◆ Stated exercise ◆
From the listing that follows, output everything exactly except the pictures.

# # # # #

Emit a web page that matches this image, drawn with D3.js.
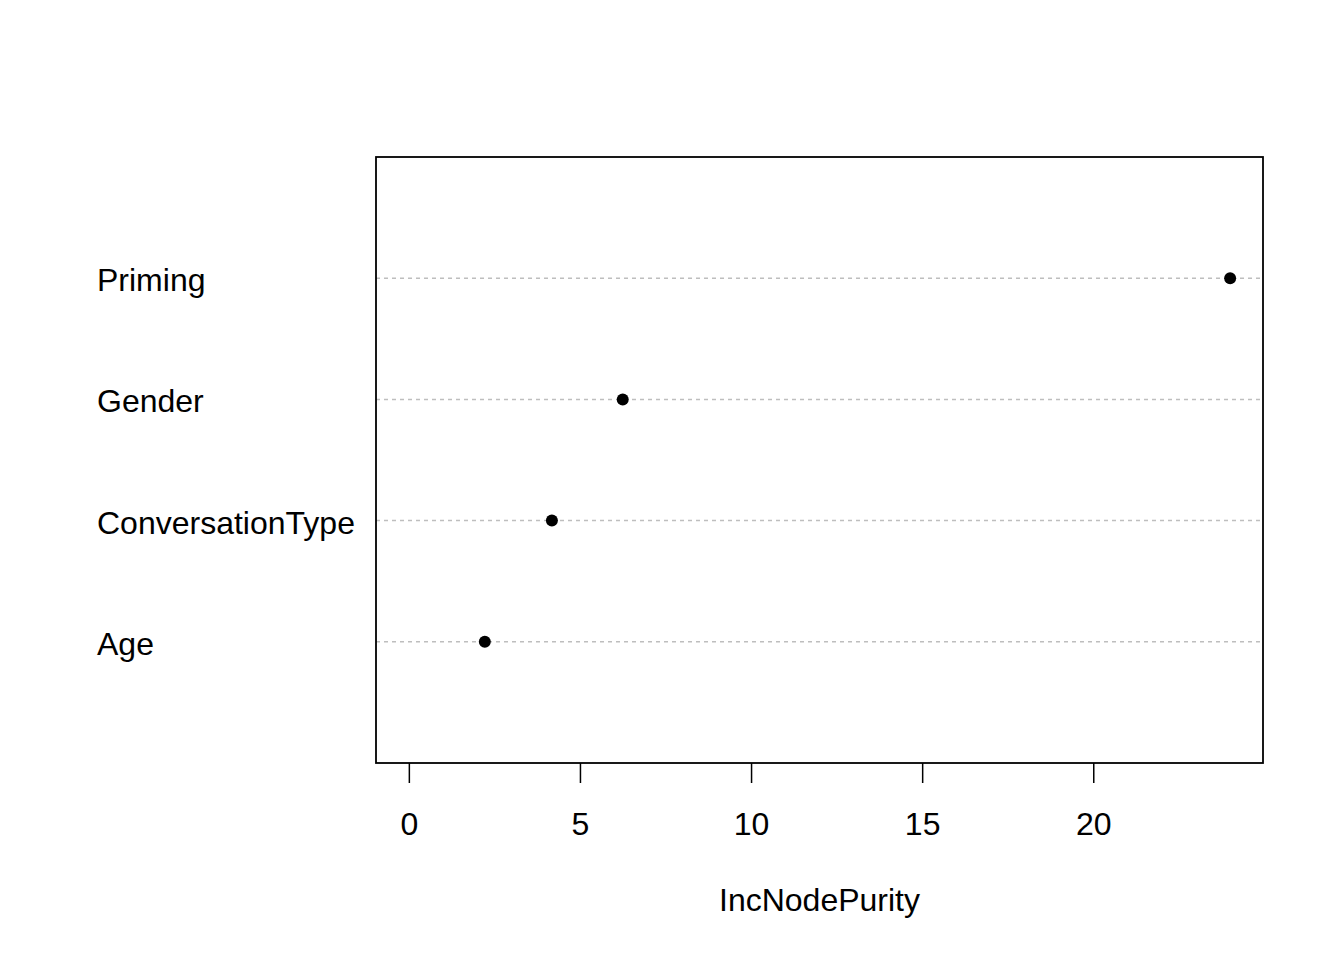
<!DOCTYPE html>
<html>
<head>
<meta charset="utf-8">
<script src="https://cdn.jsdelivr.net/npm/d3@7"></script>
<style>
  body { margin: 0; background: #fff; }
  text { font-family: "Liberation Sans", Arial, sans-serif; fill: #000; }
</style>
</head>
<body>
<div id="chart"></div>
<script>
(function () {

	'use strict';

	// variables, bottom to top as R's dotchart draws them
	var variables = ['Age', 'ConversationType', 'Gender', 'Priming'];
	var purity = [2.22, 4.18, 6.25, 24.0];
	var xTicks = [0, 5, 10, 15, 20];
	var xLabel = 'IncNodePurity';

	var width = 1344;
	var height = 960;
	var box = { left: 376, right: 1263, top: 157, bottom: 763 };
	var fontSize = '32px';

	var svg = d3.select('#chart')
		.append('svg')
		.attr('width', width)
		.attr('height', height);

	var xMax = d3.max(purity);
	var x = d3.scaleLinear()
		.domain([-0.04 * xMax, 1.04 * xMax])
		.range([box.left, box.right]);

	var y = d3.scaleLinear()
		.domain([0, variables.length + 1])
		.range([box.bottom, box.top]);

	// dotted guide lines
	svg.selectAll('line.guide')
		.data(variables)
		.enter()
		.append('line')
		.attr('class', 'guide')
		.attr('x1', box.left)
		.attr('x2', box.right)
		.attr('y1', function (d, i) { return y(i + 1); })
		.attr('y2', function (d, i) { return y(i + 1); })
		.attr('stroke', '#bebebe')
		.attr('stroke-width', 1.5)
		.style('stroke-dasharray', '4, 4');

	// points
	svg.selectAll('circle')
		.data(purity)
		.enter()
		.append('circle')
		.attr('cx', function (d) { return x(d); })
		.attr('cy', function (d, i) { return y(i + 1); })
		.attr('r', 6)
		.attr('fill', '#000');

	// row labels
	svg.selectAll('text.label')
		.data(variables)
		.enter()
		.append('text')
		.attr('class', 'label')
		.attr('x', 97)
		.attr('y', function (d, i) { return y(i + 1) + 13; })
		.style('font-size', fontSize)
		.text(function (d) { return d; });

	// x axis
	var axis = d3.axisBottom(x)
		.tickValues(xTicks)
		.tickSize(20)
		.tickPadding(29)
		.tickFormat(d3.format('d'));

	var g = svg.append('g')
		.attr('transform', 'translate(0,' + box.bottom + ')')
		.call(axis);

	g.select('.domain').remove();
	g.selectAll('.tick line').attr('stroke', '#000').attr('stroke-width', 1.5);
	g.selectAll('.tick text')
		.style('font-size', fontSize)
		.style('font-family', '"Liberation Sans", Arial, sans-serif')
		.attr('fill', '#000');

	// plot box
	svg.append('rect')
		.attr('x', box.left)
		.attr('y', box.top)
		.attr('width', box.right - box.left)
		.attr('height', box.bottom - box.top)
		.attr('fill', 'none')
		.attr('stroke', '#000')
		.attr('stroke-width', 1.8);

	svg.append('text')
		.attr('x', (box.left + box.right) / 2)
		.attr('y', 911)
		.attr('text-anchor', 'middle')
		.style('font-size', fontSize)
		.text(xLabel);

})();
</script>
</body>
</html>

# # # # #

◆ Result below ◆
Emit a web page that matches this image, drawn with D3.js.
<!DOCTYPE html>
<html>
<head>
<meta charset="utf-8">
<script src="https://cdn.jsdelivr.net/npm/d3@7"></script>
<style>
  body { margin: 0; background: #fff; }
  text { font-family: "Liberation Sans", Arial, sans-serif; fill: #000; }
</style>
</head>
<body>
<div id="chart"></div>
<script>
(function () {

	'use strict';

	// variables, bottom to top as R's dotchart draws them
	var variables = ['Age', 'ConversationType', 'Gender', 'Priming'];
	var purity = [2.22, 4.18, 6.25, 24.0];
	var xTicks = [0, 5, 10, 15, 20];
	var xLabel = 'IncNodePurity';

	var width = 1344;
	var height = 960;
	var box = { left: 376, right: 1263, top: 157, bottom: 763 };
	var fontSize = '32px';

	var svg = d3.select('#chart')
		.append('svg')
		.attr('width', width)
		.attr('height', height);

	var xMax = d3.max(purity);
	var x = d3.scaleLinear()
		.domain([-0.04 * xMax, 1.04 * xMax])
		.range([box.left, box.right]);

	var y = d3.scaleLinear()
		.domain([0, variables.length + 1])
		.range([box.bottom, box.top]);

	// dotted guide lines
	svg.selectAll('line.guide')
		.data(variables)
		.enter()
		.append('line')
		.attr('class', 'guide')
		.attr('x1', box.left)
		.attr('x2', box.right)
		.attr('y1', function (d, i) { return y(i + 1); })
		.attr('y2', function (d, i) { return y(i + 1); })
		.attr('stroke', '#bebebe')
		.attr('stroke-width', 1.5)
		.style('stroke-dasharray', '4, 4');

	// points
	svg.selectAll('circle')
		.data(purity)
		.enter()
		.append('circle')
		.attr('cx', function (d) { return x(d); })
		.attr('cy', function (d, i) { return y(i + 1); })
		.attr('r', 6)
		.attr('fill', '#000');

	// row labels
	svg.selectAll('text.label')
		.data(variables)
		.enter()
		.append('text')
		.attr('class', 'label')
		.attr('x', 97)
		.attr('y', function (d, i) { return y(i + 1) + 13; })
		.style('font-size', fontSize)
		.text(function (d) { return d; });

	// x axis
	var axis = d3.axisBottom(x)
		.tickValues(xTicks)
		.tickSize(20)
		.tickPadding(29)
		.tickFormat(d3.format('d'));

	var g = svg.append('g')
		.attr('transform', 'translate(0,' + box.bottom + ')')
		.call(axis);

	g.select('.domain').remove();
	g.selectAll('.tick line').attr('stroke', '#000').attr('stroke-width', 1.5);
	g.selectAll('.tick text')
		.style('font-size', fontSize)
		.style('font-family', '"Liberation Sans", Arial, sans-serif')
		.attr('fill', '#000');

	// plot box
	svg.append('rect')
		.attr('x', box.left)
		.attr('y', box.top)
		.attr('width', box.right - box.left)
		.attr('height', box.bottom - box.top)
		.attr('fill', 'none')
		.attr('stroke', '#000')
		.attr('stroke-width', 1.8);

	svg.append('text')
		.attr('x', (box.left + box.right) / 2)
		.attr('y', 911)
		.attr('text-anchor', 'middle')
		.style('font-size', fontSize)
		.text(xLabel);

})();
</script>
</body>
</html>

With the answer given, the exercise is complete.